Merz_2025_Appl.Biochem.Biotechnol__

We investigated the mechanisms of polymer-lipase interactions that govern the catalytic activity of lipases in the presence of polymers. Using a combination of fluorescence correlation spectroscopy (FCS), activity analysis, fluorescence spectroscopy, and computational surface analysis, three model lipases-Thermomyces lanuginosus lipase (TLL), Candida antarctica lipase B (CalB), and Bacillus subtilis lipase A (BSLA), with different degrees of hydrophobic active site exposure were studied. Low-molecular-weight poly(methyl methacrylate) (PMMA), synthesized via ARGET ATRP, was employed to study the effect of unstructured polymers in dispersed solution on lipase activity. PMMA significantly enhanced TLL and BSLA hydrolytic activity, while no CalB activation was observed.
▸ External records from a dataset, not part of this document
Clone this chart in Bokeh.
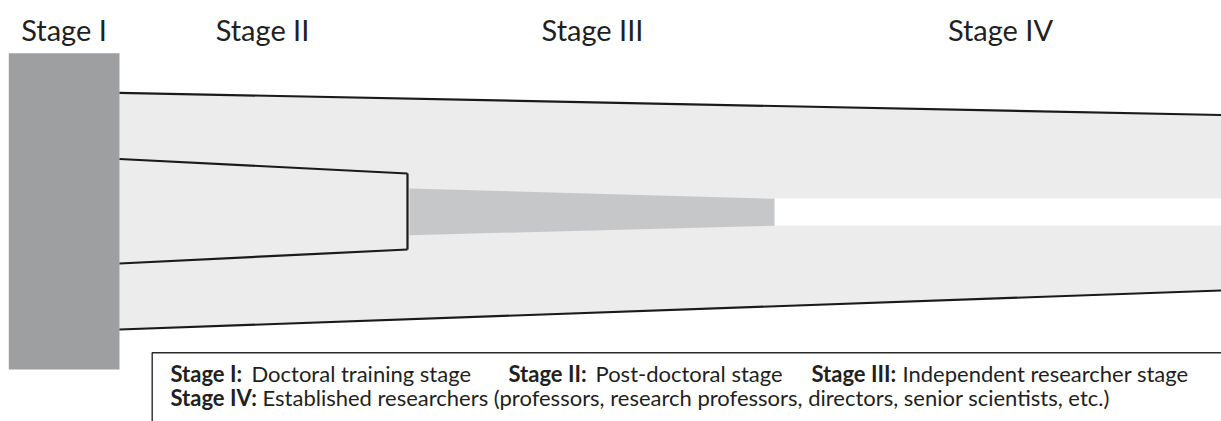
from bokeh.plotting import figure
from bokeh.models import Range1d
from bokeh.embed import file_html
from bokeh.resources import INLINE
from bokeh.core.properties import value

# ---- data (diagram units = reference pixels) ----
stages = ["Stage I", "Stage II", "Stage III", "Stage IV"]
stage_centers = [63.5, 262, 592, 1000]

stage1_x = [8.3, 119]
stage1_y = [52.7, 369]

outer_x = [119, 1221]
outer_top = [92.3, 114.5]
outer_bottom = [329, 290]

inner_x = [119, 407]
inner_top = [158.5, 173]
inner_bottom = [263, 249]

wedge_x = [409, 774]
wedge_top = [188, 198.3]
wedge_bottom = [234.7, 225.3]

gap_x = [774, 1221]
gap_y = [198, 225]

legend_terms = ["Stage I:", "Stage II:", "Stage III:", "Stage IV:"]
legend_defs = ["Doctoral training stage", "Post-doctoral stage",
               "Independent researcher stage",
               "Established researchers (professors, research professors, directors, senior scientists, etc.)"]
term_x = [170, 508, 811, 170]
def_x = [251, 595, 902, 262]
legend_y = [373, 373, 373, 397]

legend_box_x = [151.7, 151.7, 1225]
legend_box_y = [425, 352.3, 352.3]

FONT = "Lato"
INK = "#231f20"

W, H = 1221, 421
p = figure(width=W, height=H, output_backend="svg", toolbar_location=None,
           x_range=Range1d(0, W), y_range=Range1d(H, 0),
           min_border=0)
p.axis.visible = False
p.grid.visible = False
p.outline_line_color = None
p.background_fill_color = "white"
p.border_fill_color = "white"

# light grey pipeline body
p.patch(x=[outer_x[0], outer_x[1], outer_x[1], outer_x[0]],
        y=[outer_top[0], outer_top[1], outer_bottom[1], outer_bottom[0]],
        fill_color="#ececec", line_color=None)

# white gap for stage IV
p.quad(left=[gap_x[0]], right=[gap_x[1]], top=[gap_y[0]], bottom=[gap_y[1]],
       fill_color="white", line_color=None)

# stage III wedge
p.patch(x=[wedge_x[0], wedge_x[1], wedge_x[1], wedge_x[0]],
        y=[wedge_top[0], wedge_top[1], wedge_bottom[1], wedge_bottom[0]],
        fill_color="#c6c7c9", line_color=None)

# stage I block
p.quad(left=[stage1_x[0]], right=[stage1_x[1]], top=[stage1_y[0]], bottom=[stage1_y[1]],
       fill_color="#9e9fa1", line_color=None)

# outlines
p.multi_line(xs=[outer_x, outer_x, inner_x, inner_x, [inner_x[1], inner_x[1]]],
             ys=[outer_top, outer_bottom, inner_top, inner_bottom, [inner_top[1], inner_bottom[1]]],
             line_color="#1a1a1a", line_width=2.2)

# legend box
p.line(x=legend_box_x, y=legend_box_y, line_color="#2b2b2b", line_width=1.4)

# stage headers
p.text(x=stage_centers, y=[29] * 4, text=stages, text_font=value(FONT),
       text_font_size="29px", text_align="center", text_baseline="alphabetic",
       text_color=INK)

# legend texts
p.text(x=term_x, y=legend_y, text=legend_terms, text_font=value(FONT),
       text_font_size="22px", text_font_style="bold", text_align="left",
       text_baseline="alphabetic", text_color=INK)
p.text(x=def_x, y=legend_y, text=legend_defs, text_font=value(FONT),
       text_font_size="22px", text_align="left",
       text_baseline="alphabetic", text_color=INK)

open("out.html", "w").write(file_html(p, INLINE))
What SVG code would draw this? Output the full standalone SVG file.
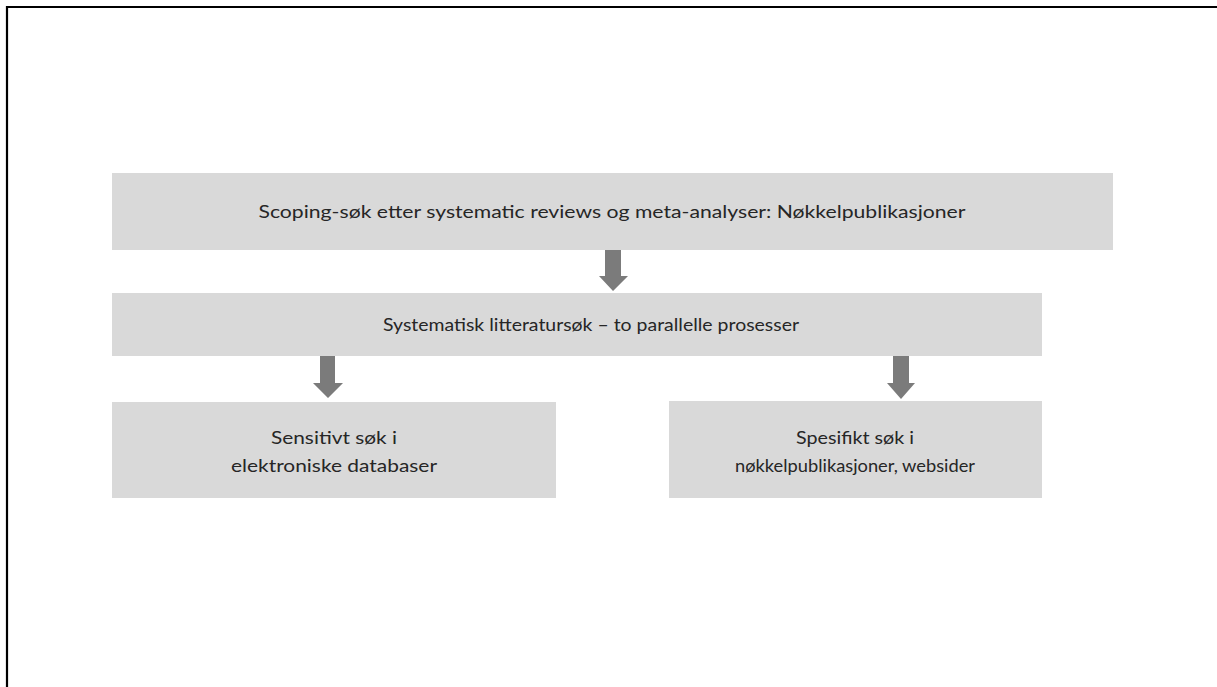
<svg xmlns="http://www.w3.org/2000/svg" width="1217" height="687" viewBox="0 0 1217 687">
<style>
.box{fill:#d9d9d9;}
.arr{fill:#7b7b7b;}
.t{font-family:Lato,"Open Sans","Liberation Sans",sans-serif;font-size:17px;fill:#262626;text-anchor:middle;}
</style>
<rect width="1217" height="687" fill="#ffffff"/>
<path d="M7,687 V7 H1217" fill="none" stroke="#000" stroke-width="2.2"/>
<g id="n1"><rect class="box" x="112" y="173" width="1001" height="77"/>
<text class="t" x="612" y="218" textLength="707" lengthAdjust="spacingAndGlyphs">Scoping-søk etter systematic reviews og meta-analyser: Nøkkelpublikasjoner</text></g>
<g id="n2"><rect class="box" x="112" y="293" width="930" height="63"/>
<text class="t" x="591" y="331" textLength="416" lengthAdjust="spacingAndGlyphs">Systematisk litteratursøk – to parallelle prosesser</text></g>
<g id="n3"><rect class="box" x="112" y="402" width="444" height="96"/>
<text class="t" x="334" y="444" textLength="126" lengthAdjust="spacingAndGlyphs">Sensitivt søk i</text>
<text class="t" x="334" y="472" textLength="206" lengthAdjust="spacingAndGlyphs">elektroniske databaser</text></g>
<g id="n4"><rect class="box" x="669" y="401" width="373" height="97"/>
<text class="t" x="855" y="444" textLength="118" lengthAdjust="spacingAndGlyphs">Spesifikt søk i</text>
<text class="t" x="855" y="472" textLength="240" lengthAdjust="spacingAndGlyphs">nøkkelpublikasjoner, websider</text></g>
<g id="connectors">
<polygon class="arr" points="605,250 621,250 621,276 628,276 613,291 599,276 605,276"/>
<polygon class="arr" points="320,356 335,356 335,383 343,383 328,398 313,383 320,383"/>
<polygon class="arr" points="893,356 909,356 909,383 915,383 901,399 887,383 893,383"/>
</g>
</svg>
FCS analysis indicated that this activation was facilitated by polymer lipase binding, a phenomenon observed with TLL and BSLA but not with CalB. Computational analysis further revealed that the surface properties of the lipases were critical for the lipases' susceptibility to activation by PMMA. Although CalB exhibited the largest total hydrophobic surface area, its homogeneous distribution prevented activation, whereas strong, localized hydrophobic interactions allowed PMMA to bind and activate TLL and BSLA. Supported by the quantitative correlation between elevated 8-anilino-1-naphthalenesulfonic acid (ANS) fluorescence in the presence of PMMA and lipase activity, the activation was attributed to locally increased hydrophobicity of the lipases upon polymer binding. These findings provide critical insights into the role of polymer interactions in lipase activation and stabilization, highlighting the potential for designing tailored polymer carriers to optimize enzyme performance in industrial and biotechnological applications.